Designing & Enjoying Parks: Hidden Lake trail
Take a walk with Tom Mortensen, PLA, ASLA, site planner / landscape architect / senior project manager in raSmith’s Site Design Group, as he talks about his passion for park design, creating connections with nature, and encouraging people to spend more time enjoying the outdoors. This video highlights the beauty of this park and the unique challenges encountered in designing a trail that weaves its way through what was once a quarry. This project is just one of many projects in Tom’s park design portfolio that spans 20 years.
What I find really interesting about working with our park design team at raSmith is that it’s comprised of a lot of different disciplines. We have engineers, landscape architects, and site planners.
In order to make these parks come together, there’s a lot of behind-the-scenes work that needs to be done in the planning and understanding of the site analysis. Bringing that to the public and getting their input is really exciting because then everyone has ownership in it. They all have their say about what they want to see in the park, including the neighbors and adjacent landowners. The community comes to these meetings, and we really gather a lot of input from that process.
The other thing that I think is really important about park design is that this has to be built. In order to build this, our construction services team and surveyors also have a role to play in working with the park development team. There’s a lot of different disciplines that are involved to make this all come together.
When we started this project, this was all a wooded site. It was a thicket. We walked through here and identified the desirable trees that we wanted to work around. I call it ground-truthing. When you ground-truth, you walk the site and really experience potentially what these spaces could be. One of the assets of this park is the mature trees that we were able to retain and protect and work into the overall design of the park.
A lot of communities have really embraced and understood how important public spaces are. People need to get outside more, they need to interact, and have connections with nature. As a result of that, I’m seeing a lot of communities throughout Wisconsin, and other states, really pushing the park design and improving their parks and investing in the parks because it’s such an important community asset.
Trails to me, I call them lineal parks because they connect people to certain areas, but they also are a valuable asset from the standpoint of people getting outside and creating destinations and just enjoying nature.
In this park, some of the challenges that we had, besides retaining and protecting a lot of the existing trees, were the wetlands. We had to do a wetland inventory and a wetland delineation. As a result of that, we had to create two bridges that not only bicyclists and pedestrians could get across but also emergency vehicles and police. We had to design them to handle that weight, but also make them wide enough so that emergency vehicles could get in on the path. If something should happen on the Greenway Trail, they needed access to it. We had to work closely with the police department and fire department in order to design and build these bridges over the wetlands.
One of the important things about this trail, the Hidden Lake Trail and Hidden Lake Park, is that the park is publicly owned by the City of Brookfield, but the trail is on private land. We had to negotiate an easement with the landowner in order to connect the trail up to the other side of the park.

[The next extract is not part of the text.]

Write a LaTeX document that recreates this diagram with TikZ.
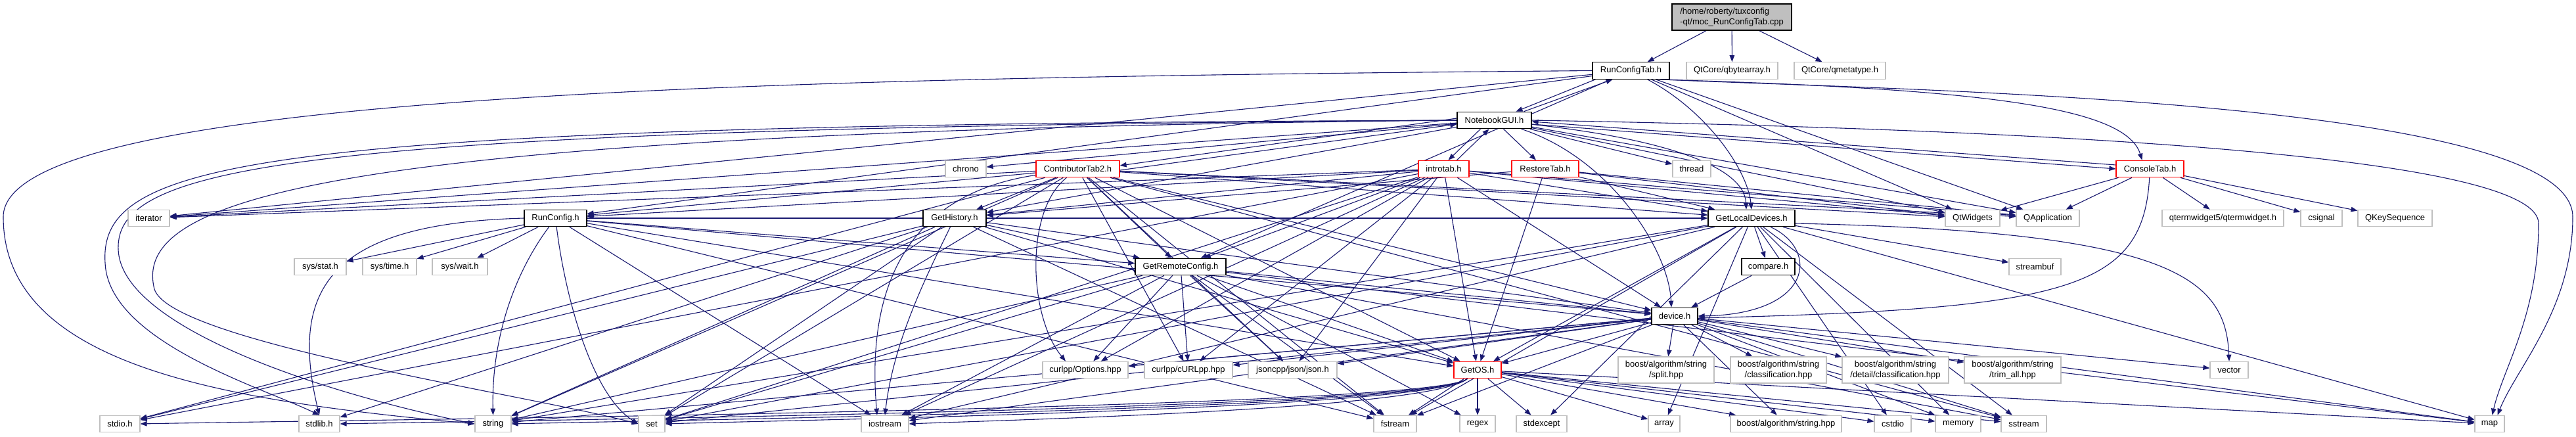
\documentclass[tikz,border=0pt]{standalone}
\usepackage{fontspec}
\setmainfont{Liberation Sans}
\usetikzlibrary{arrows.meta}
\definecolor{edgec}{HTML}{191970}
\definecolor{sysc}{HTML}{BFBFBF}
\definecolor{redc}{HTML}{FF0000}
\pgfdeclarelayer{bglayer}
\pgfdeclarelayer{edgelayer}
\pgfsetlayers{bglayer,edgelayer,main}
\begin{document}
\begin{tikzpicture}[x=1pt,y=-1pt,
  box/.style={draw, line width=1.2pt, minimum height=25.5pt, inner sep=0pt, font=\fontsize{13}{15.3}\selectfont, text=black, fill=white},
  docb/.style={box, draw=black},
  redb/.style={box, draw=redc},
  sysb/.style={box, draw=sysc},
  edg/.style={draw=edgec, line width=1.1pt, -{Triangle[length=10pt,width=7.5pt]}},
]
\begin{pgfonlayer}{bglayer}
\fill[white] (0,0) rectangle (3921,664);
\end{pgfonlayer}
\useasboundingbox (0,0) rectangle (3921,664);

% ---------- nodes ----------
\node[docb, fill=sysc, minimum width=182pt, minimum height=40pt, align=left] (moc) at (2636,26) {/home/roberty/tuxconfig\\-qt/moc\_RunConfigTab.cpp};
% row 2
\node[docb, minimum width=117pt] (rct) at (2482.5,107.5) {RunConfigTab.h};
\node[sysb, minimum width=139pt] (qba) at (2636.5,107.5) {QtCore/qbytearray.h};
\node[sysb, minimum width=139pt] (qmt) at (2800.5,107.5) {QtCore/qmetatype.h};
% row 3
\node[docb, minimum width=113pt] (nb) at (2274.5,183) {NotebookGUI.h};
% row 4
\node[sysb, minimum width=62pt] (chrono) at (1470,257) {chrono};
\node[redb, minimum width=127pt] (ct2) at (1640.5,257) {ContributorTab2.h};
\node[redb, minimum width=77pt] (intro) at (2197.5,257) {introtab.h};
\node[redb, minimum width=102pt] (restore) at (2352,257) {RestoreTab.h};
\node[sysb, minimum width=58pt] (thread) at (2575,257) {thread};
\node[redb, minimum width=103pt] (console) at (3272.5,257) {ConsoleTab.h};
% row 5
\node[sysb, minimum width=63pt] (iterator) at (226.5,332) {iterator};
\node[docb, minimum width=95pt] (rc) at (845.5,332) {RunConfig.h};
\node[docb, minimum width=96pt] (gh) at (1453,332) {GetHistory.h};
\node[docb, minimum width=132pt] (gld) at (2666,332) {GetLocalDevices.h};
\node[sysb, minimum width=83pt] (qtw) at (3002.5,332) {QtWidgets};
\node[sysb, minimum width=96pt] (qapp) at (3117,332) {QApplication};
\node[sysb, minimum width=185pt] (qterm) at (3383.5,332) {qtermwidget5/qtermwidget.h};
\node[sysb, minimum width=63pt] (csignal) at (3533.5,332) {csignal};
\node[sysb, minimum width=113pt] (qkey) at (3645.5,332) {QKeySequence};
% row 6
\node[sysb, minimum width=79pt] (sysstat) at (487.5,406) {sys/stat.h};
\node[sysb, minimum width=82pt] (systime) at (593,406) {sys/time.h};
\node[sysb, minimum width=84pt] (syswait) at (700,406) {sys/wait.h};
\node[docb, minimum width=138pt] (grc) at (1797,406) {GetRemoteConfig.h};
\node[docb, minimum width=81pt] (compare) at (2691.5,406) {compare.h};
\node[sysb, minimum width=79pt] (streambuf) at (3097.5,406) {streambuf};
% row 7
\node[docb, minimum width=70pt] (device) at (2549,481) {device.h};
% row 8
\node[sysb, minimum width=130pt] (curlopt) at (1652,563) {curlpp/Options.hpp};
\node[sysb, minimum width=134pt] (curlpp) at (1809,563) {curlpp/cURLpp.hpp};
\node[sysb, minimum width=135pt] (json) at (1967.5,563) {jsoncpp/json/json.h};
\node[redb, minimum width=72pt] (getos) at (2249,563) {GetOS.h};
\node[sysb, minimum width=146pt, minimum height=40pt, align=center] (split) at (2536,563) {boost/algorithm/string\\/split.hpp};
\node[sysb, minimum width=146pt, minimum height=40pt, align=center] (classif) at (2707,563) {boost/algorithm/string\\/classification.hpp};
\node[sysb, minimum width=162pt, minimum height=40pt, align=center] (detclassif) at (2885,563) {boost/algorithm/string\\/detail/classification.hpp};
\node[sysb, minimum width=147pt, minimum height=40pt, align=center] (trimall) at (3063.5,563) {boost/algorithm/string\\/trim\_all.hpp};
\node[sysb, minimum width=58pt] (vector) at (3393,563) {vector};
% row 9
\node[sysb, minimum width=61pt] (stdio) at (182.5,645) {stdio.h};
\node[sysb, minimum width=62pt] (stdlib) at (486,645) {stdlib.h};
\node[sysb, minimum width=55pt] (string) at (750.5,645) {string};
\node[sysb, minimum width=40pt] (set) at (992,645) {set};
\node[sysb, minimum width=72pt] (iostream) at (1347,645) {iostream};
\node[sysb, minimum width=65pt] (fstream) at (2123.5,645) {fstream};
\node[sysb, minimum width=54pt] (regex) at (2249,645) {regex};
\node[sysb, minimum width=77pt] (stdexcept) at (2346.5,645) {stdexcept};
\node[sysb, minimum width=48pt] (array) at (2533,645) {array};
\node[sysb, minimum width=169pt] (bas) at (2718.5,645) {boost/algorithm/string.hpp};
\node[sysb, minimum width=56pt] (cstdio) at (2881,645) {cstdio};
\node[sysb, minimum width=69pt] (memory) at (2980.5,645) {memory};
\node[sysb, minimum width=69pt] (sstream) at (3080.5,645) {sstream};
\node[sysb, minimum width=45pt] (map) at (3789.5,645) {map};

% ---------- edges ----------
\begin{pgfonlayer}{edgelayer}
\foreach \a/\b in {moc/rct, moc/qba, moc/qmt,
  rct/iterator, rct/rc, rct/grc, rct/qtw, rct/qapp,
  nb/chrono, nb/restore, nb/thread, nb/iterator, nb/gh, nb/qtw, nb/qapp,
  ct2/iterator, ct2/gh, ct2/grc, ct2/gld, ct2/rc, ct2/device, ct2/getos, ct2/qtw, ct2/qapp,
  ct2/curlpp, ct2/json, ct2/string, ct2/set, ct2/stdio, ct2/fstream, ct2/sstream,
  intro/iterator, intro/gh, intro/grc, intro/gld, intro/rc, intro/device, intro/getos, intro/qtw, intro/qapp,
  intro/curlopt, intro/curlpp, intro/json, intro/iostream, intro/set, intro/stdio,
  restore/getos, restore/gh, restore/gld, restore/qtw, restore/qapp,
  console/qtw, console/qapp, console/qterm, console/csignal, console/qkey,
  gh/grc, gh/device, gh/getos, gh/string, gh/set, gh/stdio, gh/stdlib, gh/fstream,
  rc/sysstat, rc/systime, rc/syswait, rc/grc, rc/device, rc/getos, rc/gld, rc/iostream, rc/fstream,
  grc/curlopt, grc/curlpp, grc/json, grc/device, grc/getos, grc/iostream, grc/string, grc/set,
  grc/fstream, grc/regex, grc/sstream, grc/map,
  gld/compare, gld/getos, gld/streambuf, gld/string, gld/set, gld/iostream, gld/fstream, gld/sstream,
  gld/map, gld/memory, gld/cstdio, gld/array, gld/stdexcept,
  compare/device,
  device/split, device/classif, device/detclassif, device/trimall, device/vector, device/getos,
  device/string, device/set, device/iostream, device/fstream, device/sstream, device/map,
  device/json, device/curlpp, device/curlopt, device/bas, device/memory,
  getos/fstream, getos/regex, getos/stdexcept, getos/array, getos/bas, getos/cstdio,
  getos/memory, getos/sstream, getos/map}
  \draw[edg] (\a) -- (\b);
% GetOS.h to the far-left headers, running low
\foreach \b/\c in {stdio/300, stdlib/300, string/250, set/200, iostream/150}
  \draw[edg] (getos) .. controls +(-70,60) and +(\c,-6) .. (\b.east);
% cycles between tabs and NotebookGUI.h
\draw[edg] ([xshift=-54pt]rct.south) -- ([xshift=33pt]nb.north);
\draw[edg] ([xshift=45pt]nb.north) -- ([xshift=-28pt]rct.south);
\draw[edg] ([xshift=-21pt]nb.south) -- ([xshift=7pt]intro.north);
\draw[edg] ([xshift=20pt]intro.north) -- ([xshift=-8pt]nb.south);
\draw[edg] ([yshift=3pt]nb.west) -- ([yshift=5pt]ct2.east);
\draw[edg] ([yshift=-2pt]ct2.east) -- ([yshift=-6pt]nb.west);
\draw[edg] ([yshift=-6pt]nb.east) -- (console.west);
\draw[edg] ([yshift=6pt]console.west) -- ([yshift=-2pt]nb.east);
% long curved connectors
\draw[edg] (rct.west) .. controls (1200,118) and (5,140) .. (5,330) .. controls (5,560) and (350,610) .. (string.west);
\draw[edg] ([xshift=45pt]rct.south) .. controls (2900,138) and (3916,150) .. (3916,330) .. controls (3916,470) and (3830,560) .. ([xshift=12pt]map.north);
\draw[edg] (nb.east) .. controls (3300,200) and (3864,250) .. (3864,340) .. controls (3864,480) and (3810,560) .. ([xshift=4pt]map.north);
\draw[edg] ([xshift=40pt]rct.south) .. controls (3000,135) and (3235,160) .. ([xshift=-12pt]console.north);
\draw[edg] (rct) .. controls (2600,170) and (2660,260) .. (gld.north);
\draw[edg] (nb) .. controls (2520,210) and (2655,250) .. ([xshift=-8pt]gld.north);
\draw[edg] (nb) .. controls (2450,240) and (2540,380) .. ([xshift=-5pt]device.north);
\draw[edg] (gld) .. controls (2770,380) and (2760,478) .. (device.east);
\draw[edg] ([yshift=-8pt]gld.east) .. controls (3300,352) and (3388,420) .. (vector.north);
\draw[edg] (console) .. controls (3262,440) and (3150,470) .. ([yshift=-3pt]device.east);
\draw[edg] (rc) .. controls (780,420) and (748,520) .. (string.north);
\draw[edg] (rc) .. controls (860,450) and (900,600) .. (set.west);
\draw[edg] (rc.west) .. controls (500,340) and (440,440) .. (stdlib.north);
\draw[edg] (ct2) .. controls (1560,320) and (1565,480) .. ([xshift=-30pt]curlopt.north);
\draw[edg] (ct2) .. controls (1350,300) and (1322,480) .. ([xshift=-12pt]iostream.north);
\draw[edg] (gh) .. controls (1410,420) and (1360,520) .. (iostream.north);
\draw[edg] (nb.west) .. controls (400,190) and (150,240) .. (160,400) .. controls (165,520) and (400,590) .. (stdlib.north);
\draw[edg] (nb.west) .. controls (450,195) and (175,250) .. (180,380) .. controls (185,500) and (500,600) .. (string.west);
\draw[edg] (nb.west) .. controls (500,200) and (200,300) .. (235,440) .. controls (260,520) and (800,600) .. (set.west);
\end{pgfonlayer}
\end{tikzpicture}
\end{document}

There’s a lot of negotiations that go on with these types of projects, and it’s never easy. Luckily the private landowner allowed the easement to happen. Now the public has a scenic overlook overlooking the lake and a lot of viewsheds and vistas from which they can appreciate the lake from the trail itself. It will just remain in an easement indefinitely.
I’m very fortunate to have been involved in designing parks over the last 20 years. I still remember the first park project I worked on and how important that was to that community. I’ve done both passive recreation and trails, active recreation, and sports complexes. It always gives me a really special feeling when I go back to these places and see the public interacting in these spaces and really enjoying what we’ve designed as a team. It really adds a lot of value to my overall profession and career. It gives me a lot of satisfaction as a landscape architect and a park designer, having been part of these really important projects in communities throughout the state.